Didesain dengan tempo yang bergerak seperti alunan musik, sekuel superior buatan Paul Smith ini menghentak tidak hanya sebagai film komedi yang kadang slapstick, tetapi juga sebagai persembahan tentang betapa pentingnya kebaikan dan kemurahan hati.
Bintang beruang yang diisi suaranya oleh Ben Whishaw, hadir jadi karakter yang menginspirasi di tengah masalah yang menjeratnya. Sementara Hugh Grant yang memarodikan dirinya sendiri sebagai lelaki flamboyan super narsis, juga sangat enak dinikmati.
2. Happy End
Film garapan Michael Haneke ini adalah black comedy yang sangat gelap, yang bertutur soal tiga generasi sebuah dinasti bisnis, yang semuanya terkesan tidak waras.
Isabelle Huppert, Matthieu Kassovitz dan Jean-Louis Trintignant berperan sebagai konglomerat dari Calais yang mendominasi tidak hanya di tempat kerja mereka, tetapi juga di rumah.
Mereka adalah orang-orang yang menjijikkan dan penuh kebencian: Haneke menghadirkan ini dalam adegan-adegan yang kadang mengundang senyum.
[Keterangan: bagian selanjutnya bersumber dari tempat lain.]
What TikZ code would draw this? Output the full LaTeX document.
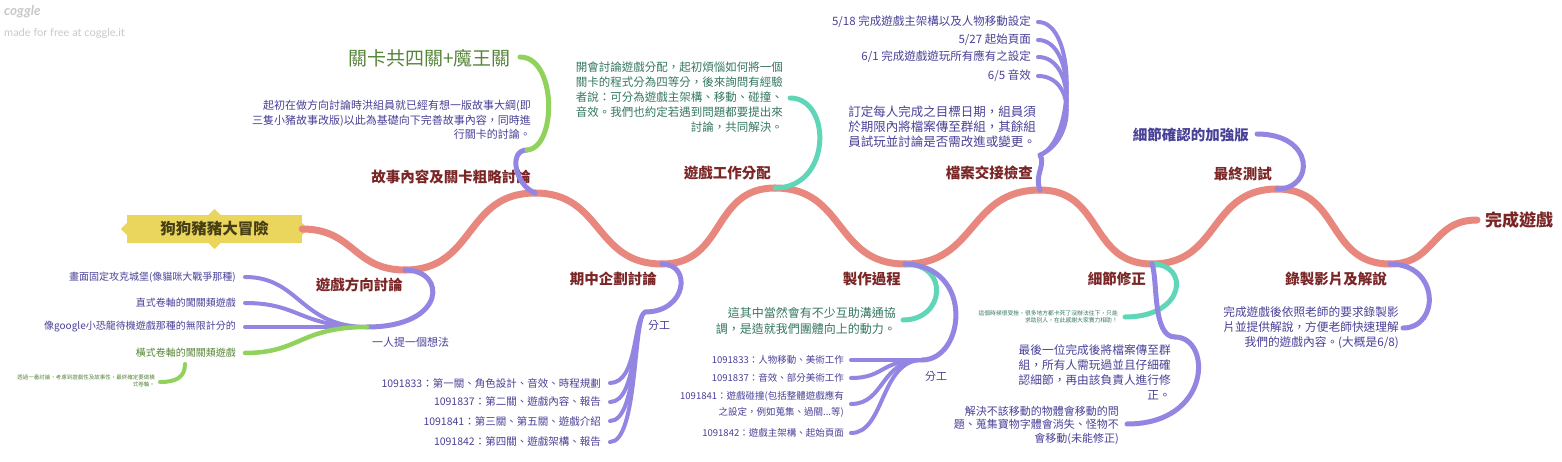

Happy End sendiri adalah kisah misteri pembunuhan. Haneke memberikan beberapa bocoran perangai jahat para terduga pelaku, tetapi kita harus menunggu untuk mencari tahu siapa pelakunya dan orang yang harus dipersalahkan.
1. The Shape of Water
Muncul pada penghujung tahun 2018, film monster-agen rahasia-komedi romantis-musikal ini punya segalanya yang Anda harapkan dari seorang sutradara imajinatif Guillermo del Toro.
Aktris Sally Hawkins tampil sangat memukau sebagai seorang tukang bersih-bersih bisu yang jatuh cinta pada makhluk campuran manusia dan amfibi (Doug Jones), yang menjadi objek uji coba sebuah laboratorium di Baltimore pada tahun 1960an.
Persahabatan unik mereka, berubah menjadi kisah cinta yang seksi. Namun, del Toro juga menjadikan film fiksi ilmiahnya ini untuk berkomentar soal paranoia masa Perang Dingin dan perjuangan hak-hak sipil kaum kulit hitam.
Dan semuanya itu berhasil disampaikan, sehingga film ini tidak hanya menjadi simbol perayaan kisah cinta dua spesies berbeda, tetapi juga kisah perayaan kesuksesan seorang sutradara dan keajaiban sinema.